Wall Street Opens Cautiously Amid Tech Wobble: Nvidia, Apple, Tesla in Focus

Wall Street is starting Wednesday with a cautious air, signaling a potential dip after the tech-fueled rally on Tuesday. Investors are taking a step back, with index futures pointing to a modestly lower opening. The tech sector, which spearheaded the previous session’s gains, is under pressure again, with Nvidia, Apple, and Tesla all experiencing declines in pre-market trading.

Chipmakers and chip designers are also in the spotlight. Taiwan Semiconductor Manufacturing Co. Ltd. (TSM) has alerted U.S. authorities about a potential breach of export rules, while Qualcomm Inc. (QCOM) faces the risk of its chip design license being revoked by Arm Holdings Plc. (ARM).

Several key companies are on investors’ radar as they prepare to release their earnings reports. Tesla, Boeing, AT&T, Starbucks, Spirit Airlines, and McDonald’s will all be scrutinized for their financial performance.

While the Nasdaq 100 is down 0.30% in pre-market trading, the S&P 500 and Dow Jones futures are also experiencing declines, indicating a broader sense of uncertainty.
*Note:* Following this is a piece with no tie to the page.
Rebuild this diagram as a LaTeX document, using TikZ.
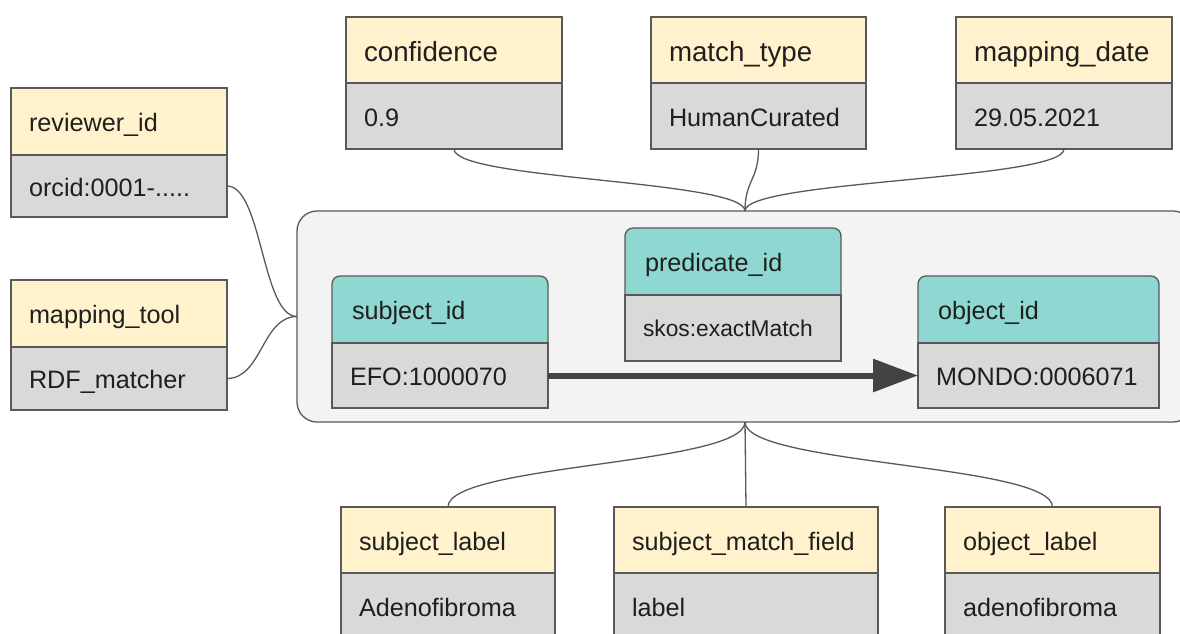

This follows a day where the Nasdaq Composite managed to close in the green, buoyed by the tech sector, but other major indices ended the day in the red.

The recent rise in benchmark US 10-year treasury yields, reaching their highest point since July, has also been weighing on investor sentiment. Despite this, the International Monetary Fund (IMF) remains optimistic about U.S. growth, revising its projected GDP growth rate to 2.8% for 2024 and 2.2% for 2025.

Meanwhile, gold prices continue their impressive climb, hitting a new all-time high of $2,772.55 an ounce. This marks the fourth consecutive day of record highs for the precious metal, indicating investor confidence in its safe-haven appeal.

Several economic data points are scheduled for release throughout the day, including the Fed Governor Michelle Bowman’s speech, existing home sales figures, a speech by the Federal Reserve Bank of Richmond President Thomas Barkin, and the release of the latest ‘Beige Book’.

The energy sector is also facing downward pressure, with crude oil futures falling nearly 1.8% in the early New York session. This decline is attributed to data showing a rise in U.S. oil inventory, exceeding market expectations. The 10-year Treasury note yield has also ticked upward, reaching 4.222%.

Globally, Asian markets presented a mixed picture on Wednesday. Chinese markets edged upwards, while Japan’s Nikkei 225 index declined. European stocks exhibited tentativeness in early trading, mostly trading lower.

As investors navigate this period of cautious optimism, the tech sector will continue to be a crucial factor to watch, while the upcoming earnings season will offer valuable insights into the health of various industries.